Comedy went from being the thing I hid behind to the place where I could be my truest self. The joke is no longer at my expense; the joke is now mine. Standup has allowed me to tell my story over and over in my own words, on my own terms. It isn’t just about the laughs (although, let’s be real, I do love getting laughs). Coming out is often awkward. It’s something I’m forced to do repeatedly (thanks to living in a heteronormative society). I might as well get to have some fun with it.

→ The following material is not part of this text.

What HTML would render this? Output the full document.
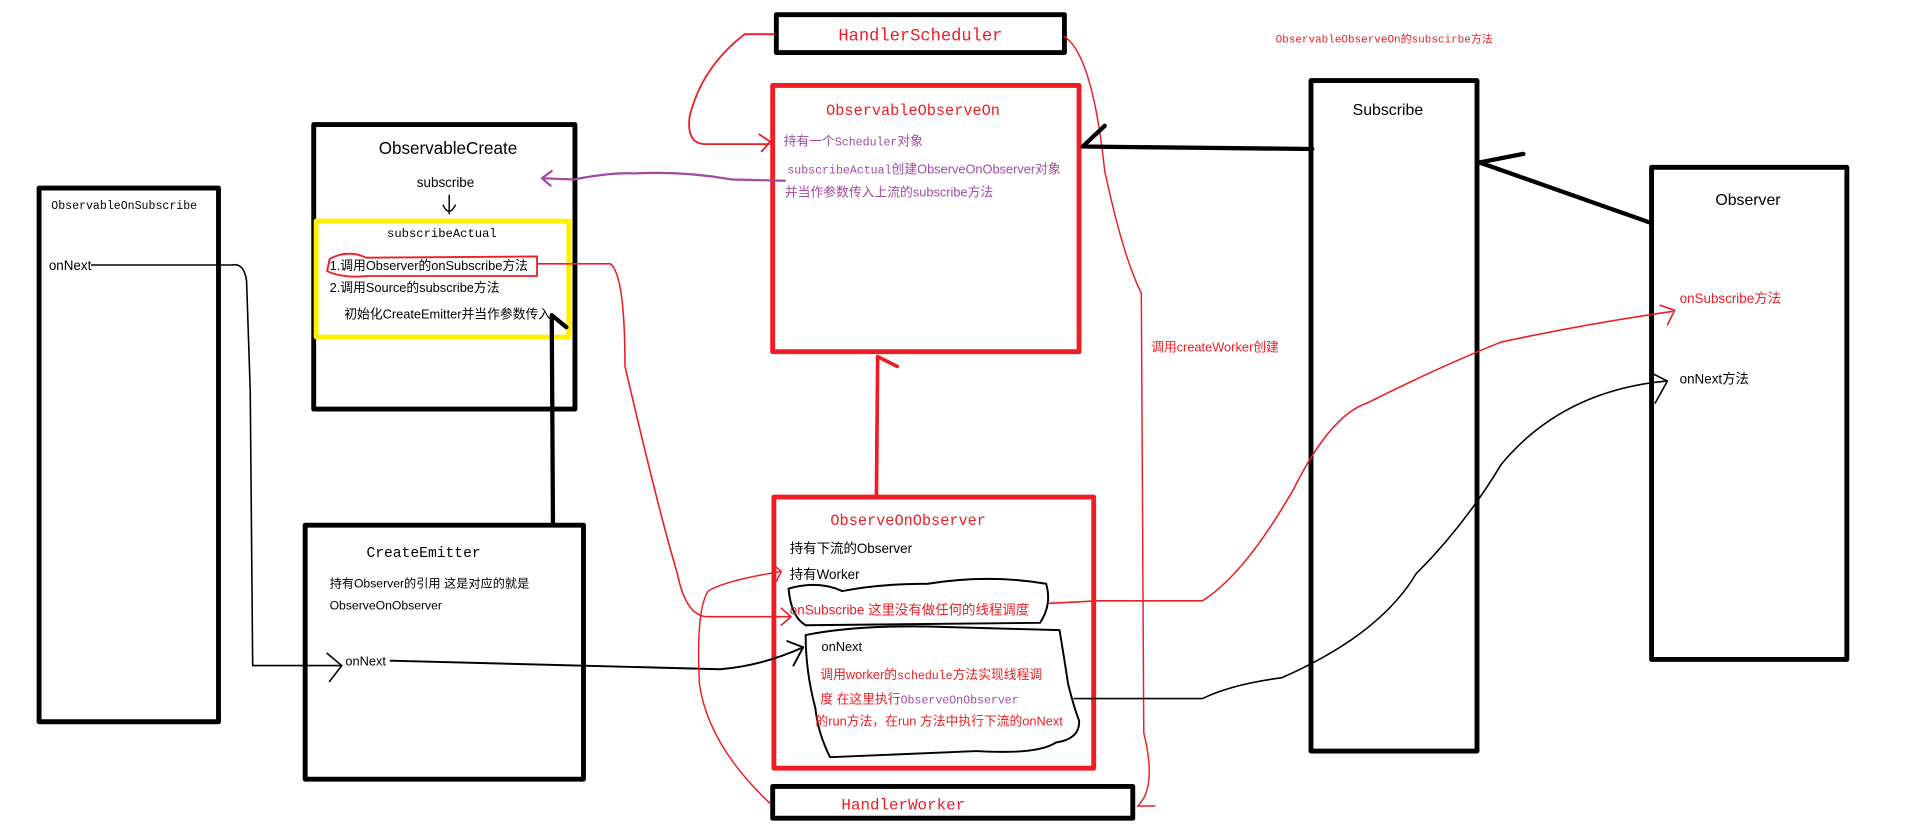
<!DOCTYPE html>
<html><head><meta charset="utf-8"><style>
html,body{margin:0;padding:0;background:#fff;overflow:hidden}
svg{display:block}
.s{font-family:"Liberation Sans","Noto Sans CJK SC",sans-serif}
.m{font-family:"Liberation Mono","Noto Sans CJK SC",monospace}
</style></head><body>
<svg width="1914" height="828" viewBox="0 0 1568 678" preserveAspectRatio="none" xmlns="http://www.w3.org/2000/svg">
<g fill="none" stroke-linecap="round" stroke-linejoin="round">
<rect x="32" y="154" width="147" height="437" stroke="#000" stroke-width="4"/>
<rect x="257" y="102" width="214" height="233" stroke="#000" stroke-width="4"/>
<rect x="259" y="181" width="207" height="95" stroke="#ffee00" stroke-width="4"/>
<rect x="636" y="12" width="236" height="31" stroke="#000" stroke-width="4"/>
<rect x="633" y="70" width="251" height="218" stroke="#ee1c24" stroke-width="4"/>
<rect x="634" y="407" width="262" height="222" stroke="#ee1c24" stroke-width="4"/>
<rect x="633" y="644" width="295" height="26" stroke="#000" stroke-width="4"/>
<rect x="250" y="430" width="228" height="208" stroke="#000" stroke-width="4"/>
<rect x="1074" y="66" width="136" height="549" stroke="#000" stroke-width="4"/>
<rect x="1353" y="137" width="160" height="403" stroke="#000" stroke-width="4"/>

<path d="M270,212 Q285,204 300,211 L440,210 L440,226 L300,226 Q280,228 268,222 Z" stroke="#ee1c24" stroke-width="1.5"/>
<path d="M368,160 L368,175 M363,168 Q368,178 373,168" stroke="#000" stroke-width="1.2"/>
<path d="M643,148 L600,147 Q560,140 520,142 Q500,141 470,147 L446,146 M452,140 L444,146 L451,152" stroke="#a349a4" stroke-width="1.8"/>
<path d="M634,28 L610,28 Q575,55 565,95 Q562,118 578,118 L630,118 M622,110 L631,116 L624,124" stroke="#ee1c24" stroke-width="1.5"/>
<path d="M872,30 Q895,45 905,140 Q920,210 935,240 L937,600 Q948,645 932,660 L946,660" stroke="#ee1c24" stroke-width="1.2"/>
<path d="M718,406 L719,292 M719,292 L735,300" stroke="#ee1c24" stroke-width="3"/>
<path d="M453,428 L452,258 L464,268" stroke="#000" stroke-width="3.5"/>
<path d="M75,217 L190,217 Q200,215 202,230 L205,320 L207,545 L280,545 M268,535 L280,545 L270,558" stroke="#000" stroke-width="1.3"/>
<path d="M320,541 L590,548 Q625,545 658,530 M645,525 L658,530 L650,545" stroke="#000" stroke-width="1.6"/>
<path d="M440,216 L500,216 Q512,225 512,300 Q540,420 555,470 Q562,505 580,505 L648,505 M640,498 L648,505 L640,512" stroke="#ee1c24" stroke-width="1.3"/>
<path d="M631,658 Q580,610 573,560 Q570,500 580,484 Q595,475 640,468 M633,462 L640,468 L636,476" stroke="#ee1c24" stroke-width="1.2"/>
<path d="M646,482 Q670,475 690,484 Q720,478 760,478 Q810,470 857,478 Q862,495 852,510 L660,512 Q648,505 646,482 Z" stroke="#000" stroke-width="1.6"/>
<path d="M660,520 Q700,512 760,513 L868,516 Q872,540 875,560 Q880,580 884,590 Q885,605 865,608 Q850,618 800,615 L680,620 Q670,600 668,580 Q660,550 660,520 Z" stroke="#000" stroke-width="1.6"/>
<path d="M860,494 L900,492 L985,492 Q1020,470 1060,400 Q1090,340 1120,330 Q1180,300 1230,280 Q1300,265 1370,255 M1360,250 L1372,254 L1366,266" stroke="#ee1c24" stroke-width="1.3"/>
<path d="M880,572 L985,572 Q1010,560 1050,555 Q1130,520 1160,470 Q1200,430 1230,380 Q1280,320 1365,312 M1352,305 L1366,312 L1356,330" stroke="#000" stroke-width="1.3"/>
<path d="M1075,122 L980,121 L887,120 L905,103" stroke="#000" stroke-width="3.5"/>
<path d="M1351,182 L1212,133 L1248,126" stroke="#000" stroke-width="3.5"/>
</g>

<g class="s" font-size="11">
<text x="42" y="171" class="m" font-size="9.5">ObservableOnSubscribe</text>
<text x="40" y="221">onNext</text>
<text x="367" y="126" text-anchor="middle" font-size="14">ObservableCreate</text>
<text x="365" y="153" text-anchor="middle">subscribe</text>
<text x="362" y="194" text-anchor="middle" class="m" font-size="10">subscribeActual</text>
<text x="270" y="221" font-size="10.5">1.调用Observer的onSubscribe方法</text>
<text x="270" y="239" font-size="10.5">2.调用Source的subscribe方法</text>
<text x="282" y="261" font-size="10.5">初始化CreateEmitter并当作参数传入</text>
<text x="754" y="33" text-anchor="middle" class="m" font-size="14" fill="#ee1c24">HandlerScheduler</text>
<text x="748" y="94" text-anchor="middle" class="m" font-size="12.5" fill="#ee1c24">ObservableObserveOn</text>
<text x="642" y="119" font-size="10.5" fill="#a349a4">持有一个<tspan class="m" font-size="9.5">Scheduler</tspan>对象</text>
<text x="645" y="142" font-size="10.5" fill="#a349a4"><tspan class="m" font-size="9.5">subscribeActual</tspan>创建ObserveOnObserver对象</text>
<text x="643" y="161" font-size="10.5" fill="#a349a4">并当作参数传入上流的subscribe方法</text>
<text x="1045" y="35" class="m" font-size="9" fill="#ee1c24">ObservableObserveOn的subscirbe方法</text>
<text x="1137" y="94" text-anchor="middle" font-size="13">Subscribe</text>
<text x="1432" y="168" text-anchor="middle" font-size="13">Observer</text>
<text x="1376" y="248" fill="#ee1c24">onSubscribe方法</text>
<text x="1376" y="314">onNext方法</text>
<text x="943" y="288" fill="#ee1c24" font-size="10.5">调用createWorker创建</text>
<text x="744" y="430" text-anchor="middle" class="m" font-size="12.5" fill="#ee1c24">ObserveOnObserver</text>
<text x="647" y="453">持有下流的Observer</text>
<text x="647" y="474">持有Worker</text>
<text x="647" y="503" fill="#ee1c24">onSubscribe  这里没有做任何的线程调度</text>
<text x="673" y="533" font-size="10.5">onNext</text>
<text x="672" y="556" fill="#ee1c24" font-size="10.5">调用worker的<tspan class="m" font-size="9.5">schedule</tspan>方法实现线程调</text>
<text x="672" y="576" fill="#ee1c24" font-size="10.5">度 在这里执行<tspan class="m" font-size="9.5" fill="#a349a4">ObserveOnObserver</tspan></text>
<text x="668" y="594" fill="#ee1c24" font-size="10.5">的run方法，在run 方法中执行下流的onNext</text>
<text x="740" y="663" text-anchor="middle" class="m" font-size="13" fill="#ee1c24">HandlerWorker</text>
<text x="347" y="456" text-anchor="middle" class="m" font-size="12">CreateEmitter</text>
<text x="270" y="481" font-size="10">持有Observer的引用 这是对应的就是</text>
<text x="270" y="499" font-size="10">ObserveOnObserver</text>
<text x="283" y="545" font-size="10.5">onNext</text>
</g>
</svg>
</body></html>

Months later, I opened with my “I’m gay” bit again in front of an audience of over 150 people — including friends, professors, exes, and strangers — and I’d never felt more empowered. I started nervously that night, having never done my set in a theater. When I first walked out on stage, I felt swallowed up by its size. My hands shook a little as I took the mic out of its stand, and I stuttered in the first twenty seconds. But as I started easing into that bit about my super gay high school, I found my groove. Even though I had written material before that night in the basement, I’ve always considered this my first joke — where it all began. I knew this joke so well, and I knew myself better than ever before. That gave me the confidence to not fuck up in front of 150 people.

I was met with the same overwhelming laughter and even applause for the joke. “That’s right!” I shouted, feeding off their energy. “Clap because I’m gay!” Now every time I’m bombing, I think about how the biggest laugh I ever got was for just being myself.